Goal: Everything from the first line of the data through the line with "const yTicks = [0, -20, -40, -60, -80];" is to be echoed exactly, minus the pictures.

+++ Material provided

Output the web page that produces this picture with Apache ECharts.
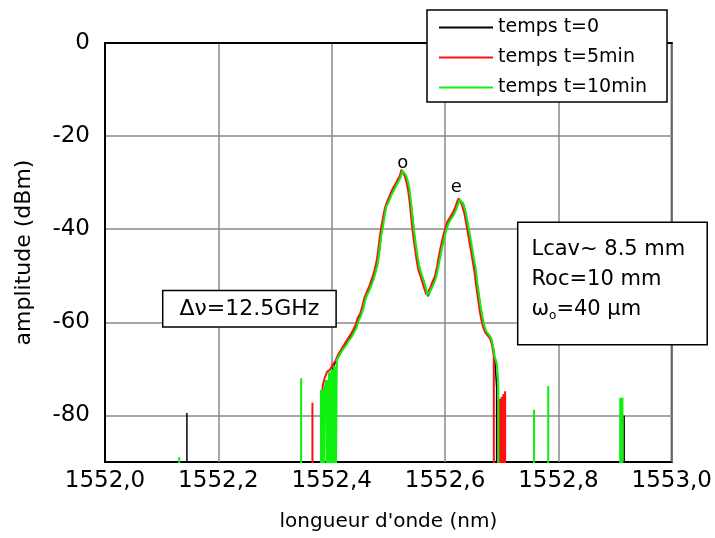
<!DOCTYPE html>
<html>
<head>
<meta charset="utf-8">
<script src="https://cdn.jsdelivr.net/npm/echarts@6/dist/echarts.min.js"></script>
<style>
    html, body { margin: 0; padding: 0; background: #fff; }
    #chart { width: 715px; height: 538px; }
</style>
</head>
<body>
<div id="chart"></div>
<script>
const FONT = "DejaVu Sans";
// valeur sous le bas de l'axe : le trait plonge hors du graphe
const FLOOR = -120;

const seriesNames = ["temps t=0", "temps t=5min", "temps t=10min"];
const yTicks = [0, -20, -40, -60, -80];

/** temps t=0 */
const lamK = [
    1552.397, 1552.400, 1552.405, 1552.412, 1552.420, 1552.428, 1552.436, 1552.444, 1552.450, 1552.457,
    1552.462, 1552.468, 1552.474, 1552.480, 1552.484, 1552.488, 1552.492, 1552.497, 1552.503, 1552.509,
    1552.515, 1552.520, 1552.524, 1552.527, 1552.531, 1552.535, 1552.539, 1552.543, 1552.547, 1552.551,
    1552.556, 1552.562, 1552.567, 1552.570, 1552.575, 1552.581, 1552.586, 1552.591, 1552.596, 1552.601,
    1552.607, 1552.614, 1552.620, 1552.625, 1552.628, 1552.632, 1552.637, 1552.642, 1552.647, 1552.652,
    1552.657, 1552.662, 1552.667, 1552.672, 1552.678, 1552.683, 1552.686, 1552.689, 1552.691,
];
const ampK = [
    -72.8, -70.4, -69.0, -67.4, -65.6, -63.8, -62.6, -60.4, -58.6, -56.0,
    -54.2, -52.6, -50.4, -47.8, -44.8, -40.6, -37.0, -34.8, -33.0, -31.4,
    -30.0, -28.8, -27.6, -27.9, -28.8, -31.0, -33.8, -37.6, -42.6, -46.0,
    -49.0, -51.0, -53.4, -54.4, -53.0, -51.0, -48.6, -45.6, -42.4, -40.0,
    -38.2, -36.8, -35.4, -33.8, -33.6, -34.4, -36.8, -40.6, -44.6, -48.0,
    -52.0, -56.2, -60.0, -62.0, -62.8, -64.4, -66.0, -70.0, -74.0,
];
const spikeLamK = [1552.1445, 1552.916];
const spikeAmpK = [-79.5, -80.0];

/** temps t=5min */
const lamR = [
    1552.384, 1552.388, 1552.392, 1552.397, 1552.402, 1552.407, 1552.411, 1552.417, 1552.423, 1552.428,
    1552.433, 1552.438, 1552.442, 1552.446, 1552.450, 1552.454, 1552.458, 1552.463, 1552.467, 1552.472,
    1552.476, 1552.479, 1552.482, 1552.485, 1552.488, 1552.491, 1552.494, 1552.498, 1552.503, 1552.508,
    1552.513, 1552.517, 1552.520, 1552.523, 1552.526, 1552.529, 1552.532, 1552.535, 1552.538, 1552.541,
    1552.544, 1552.547, 1552.550, 1552.553, 1552.557, 1552.561, 1552.564, 1552.567, 1552.570, 1552.574,
    1552.578, 1552.582, 1552.586, 1552.589, 1552.592, 1552.596, 1552.600, 1552.604, 1552.608, 1552.613,
    1552.617, 1552.621, 1552.624, 1552.627, 1552.630, 1552.634, 1552.638, 1552.642, 1552.646, 1552.649,
    1552.652, 1552.655, 1552.658, 1552.661, 1552.664, 1552.667, 1552.671, 1552.675, 1552.680, 1552.683,
    1552.686,
];
const ampR = [
    -73.6, -71.8, -70.6, -70.2, -69.0, -68.2, -67.0, -65.8, -64.6, -63.6,
    -62.7, -61.6, -60.6, -59.0, -58.2, -56.6, -54.6, -53.2, -52.0, -50.2,
    -48.6, -47.0, -44.6, -41.5, -39.2, -37.2, -35.4, -34.0, -32.6, -31.2,
    -30.2, -29.2, -28.6, -27.2, -27.6, -28.6, -29.9, -31.8, -34.6, -38.4,
    -41.6, -44.2, -46.8, -48.8, -50.2, -51.8, -53.0, -54.0, -53.8, -52.6,
    -51.2, -50.2, -48.0, -45.8, -44.0, -41.8, -40.0, -38.4, -37.6, -36.6,
    -35.6, -34.2, -33.4, -33.9, -34.9, -36.6, -39.2, -42.0, -44.8, -47.0,
    -49.2, -52.2, -54.8, -57.4, -59.4, -61.0, -62.2, -62.8, -63.6, -65.0,
    -67.2,
];
const spikeLamR = [1552.366, 1552.694, 1552.697, 1552.700, 1552.703, 1552.706];
const spikeAmpR = [-77.3, -76.7, -76.4, -76.0, -75.4, -74.8];

/** temps t=10min */
const lamG = [
    1552.387, 1552.390, 1552.395, 1552.400, 1552.404, 1552.409, 1552.413, 1552.419, 1552.425, 1552.430,
    1552.435, 1552.440, 1552.443, 1552.448, 1552.452, 1552.456, 1552.460, 1552.465, 1552.469, 1552.474,
    1552.478, 1552.481, 1552.484, 1552.487, 1552.490, 1552.493, 1552.496, 1552.500, 1552.505, 1552.510,
    1552.515, 1552.519, 1552.522, 1552.525, 1552.528, 1552.531, 1552.534, 1552.537, 1552.540, 1552.543,
    1552.546, 1552.549, 1552.552, 1552.555, 1552.559, 1552.563, 1552.566, 1552.569, 1552.572, 1552.576,
    1552.580, 1552.584, 1552.588, 1552.591, 1552.594, 1552.598, 1552.602, 1552.606, 1552.610, 1552.615,
    1552.619, 1552.623, 1552.626, 1552.629, 1552.632, 1552.636, 1552.640, 1552.644, 1552.648, 1552.651,
    1552.654, 1552.657, 1552.660, 1552.663, 1552.666, 1552.669, 1552.673, 1552.677, 1552.682, 1552.685,
    1552.688, 1552.691, 1552.694,
];
const ampG = [
    -74.5, -72.4, -70.7, -70.0, -69.3, -68.0, -67.2, -66.0, -65.0, -64.0,
    -63.2, -62.0, -61.4, -59.5, -58.5, -57.0, -54.8, -53.5, -52.4, -50.8,
    -49.0, -47.6, -45.0, -41.7, -39.8, -37.5, -35.3, -34.3, -32.8, -31.6,
    -30.4, -29.5, -28.7, -27.4, -27.8, -28.4, -29.5, -31.2, -34.2, -37.8,
    -41.0, -43.7, -46.2, -48.3, -49.8, -51.3, -52.6, -54.2, -53.6, -52.8,
    -51.7, -50.5, -48.3, -46.3, -44.4, -42.3, -40.3, -38.8, -37.9, -37.0,
    -36.0, -34.6, -33.6, -33.8, -34.6, -36.0, -38.6, -41.3, -44.2, -46.4,
    -48.3, -51.5, -54.2, -56.7, -58.8, -60.6, -62.0, -62.6, -63.5, -65.5,
    -67.6, -68.6, -73.0,
];
const spikeLamG = [
    1552.131, 1552.346, 1552.381, 1552.383, 1552.385, 1552.392, 1552.398, 1552.402, 1552.406,
    1552.757, 1552.782, 1552.909, 1552.911, 1552.913,
];
const spikeAmpG = [
    -89.0, -72.0, -74.5, -74.5, -74.5, -72.4, -70.8, -70.1, -69.5,
    -78.8, -73.7, -76.2, -76.2, -76.2,
];

/** repères des pics */
const peakNames = ["o", "e"];
const peakLam = [1552.5255, 1552.620];
const peakAmp = [-25.8, -30.9];

/** encadrés (le second est ancré par son bord gauche) */
const boxLam = [1552.2548, 1552.7295];
const boxAmp = [-57.1, -51.65];

// courbe + pics de bruit, triés par longueur d'onde
function trace(lam, amp, spikeLam, spikeAmp) {
    const pts = [[lam[0], FLOOR]];
    lam.forEach((x, i) => pts.push([x, amp[i]]));
    pts.push([lam[lam.length - 1], FLOOR]);
    spikeLam.forEach((x, i) => {
        pts.push([x, FLOOR], [x, spikeAmp[i]], [x, FLOOR]);
    });
    return pts.sort((a, b) => a[0] - b[0]);
}

const textBase = { fontFamily: FONT, color: "#000" };

const option = {
    animation: false,
    backgroundColor: "#fff",
    grid: {
        left: 105,
        right: 41,
        top: 43,
        bottom: 76,
        show: true,
        borderColor: "#000",
        borderWidth: 2,
    },
    legend: {
        orient: "vertical",
        left: 427,
        top: 10,
        backgroundColor: "#fff",
        borderColor: "#000",
        borderWidth: 1.5,
        padding: [8, 20, 5, 12],
        icon: "rect",
        itemGap: 11,
        itemWidth: 54,
        itemHeight: 2,
        textStyle: { ...textBase, fontSize: 19, lineHeight: 19 },
        data: seriesNames,
    },
    xAxis: {
        type: "value",
        min: 1552,
        max: 1553,
        interval: 0.2,
        name: "longueur d'onde (nm)",
        nameLocation: "middle",
        nameGap: 50,
        nameTextStyle: { ...textBase, fontSize: 20 },
        axisLine: { lineStyle: { color: "#000", width: 2 } },
        axisTick: { show: false },
        axisLabel: {
            ...textBase,
            fontSize: 23,
            margin: 8,
            formatter: (v) => v.toFixed(1).replace(".", ","),
        },
        splitLine: { lineStyle: { color: "#8a8a8a", width: 1.5 } },
    },
    yAxis: {
        type: "value",
        min: -90,
        max: 0,
        name: "amplitude (dBm)",
        nameLocation: "middle",
        nameGap: 70,
        nameTextStyle: { ...textBase, fontSize: 22 },
        axisLine: { lineStyle: { color: "#000", width: 2 } },
        axisTick: { show: false, customValues: yTicks },
        axisLabel: { ...textBase, fontSize: 23, margin: 15, customValues: yTicks },
        splitLine: { lineStyle: { color: "#8a8a8a", width: 1.5 } },
    },
    series: [
        {
            name: seriesNames[0],
            type: "line",
            symbol: "none",
            lineStyle: { color: "#000", width: 1.5 },
            itemStyle: { color: "#000" },
            data: trace(lamK, ampK, spikeLamK, spikeAmpK),
        },
        {
            name: seriesNames[1],
            type: "line",
            symbol: "none",
            lineStyle: { color: "#ff1010", width: 2 },
            itemStyle: { color: "#ff1010" },
            data: trace(lamR, ampR, spikeLamR, spikeAmpR),
        },
        {
            name: seriesNames[2],
            type: "line",
            symbol: "none",
            lineStyle: { color: "#10f010", width: 2 },
            itemStyle: { color: "#10f010" },
            data: trace(lamG, ampG, spikeLamG, spikeAmpG),
            markPoint: {
                symbol: "circle",
                symbolSize: 0,
                silent: true,
                label: { ...textBase, position: "inside", fontSize: 18 },
                data: [
                    ...peakNames.map((n, i) => ({
                        coord: [peakLam[i], peakAmp[i]],
                        label: { formatter: n },
                    })),
                    {
                        coord: [boxLam[0], boxAmp[0]],
                        label: {
                            formatter: "Δν=12.5GHz",
                            fontSize: 22,
                            backgroundColor: "#fff",
                            borderColor: "#000",
                            borderWidth: 1.5,
                            padding: [7, 16, 6, 16],
                        },
                    },
                    {
                        coord: [boxLam[1], boxAmp[1]],
                        label: {
                            formatter: "Lcav~ 8.5 mm\nRoc=10 mm\nω{sub|o}=40 μm",
                            fontSize: 21,
                            lineHeight: 30,
                            align: "left",
                            width: 160,
                            backgroundColor: "#fff",
                            borderColor: "#000",
                            borderWidth: 1.5,
                            padding: [12, 15, 19, 13],
                            rich: {
                                sub: { fontFamily: FONT, fontSize: 12, color: "#000", padding: [12, 0, 0, 0] },
                            },
                        },
                    },
                ],
            },
        },
    ],
};

const chart = echarts.init(document.getElementById("chart"));
chart.setOption(option);
</script>
</body>
</html>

++++++

Solution to the exercise:
Output the web page that produces this picture with Apache ECharts.
<!DOCTYPE html>
<html>
<head>
<meta charset="utf-8">
<script src="https://cdn.jsdelivr.net/npm/echarts@6/dist/echarts.min.js"></script>
<style>
    html, body { margin: 0; padding: 0; background: #fff; }
    #chart { width: 715px; height: 538px; }
</style>
</head>
<body>
<div id="chart"></div>
<script>
const FONT = "DejaVu Sans";
// valeur sous le bas de l'axe : le trait plonge hors du graphe
const FLOOR = -120;

const seriesNames = ["temps t=0", "temps t=5min", "temps t=10min"];
const yTicks = [0, -20, -40, -60, -80];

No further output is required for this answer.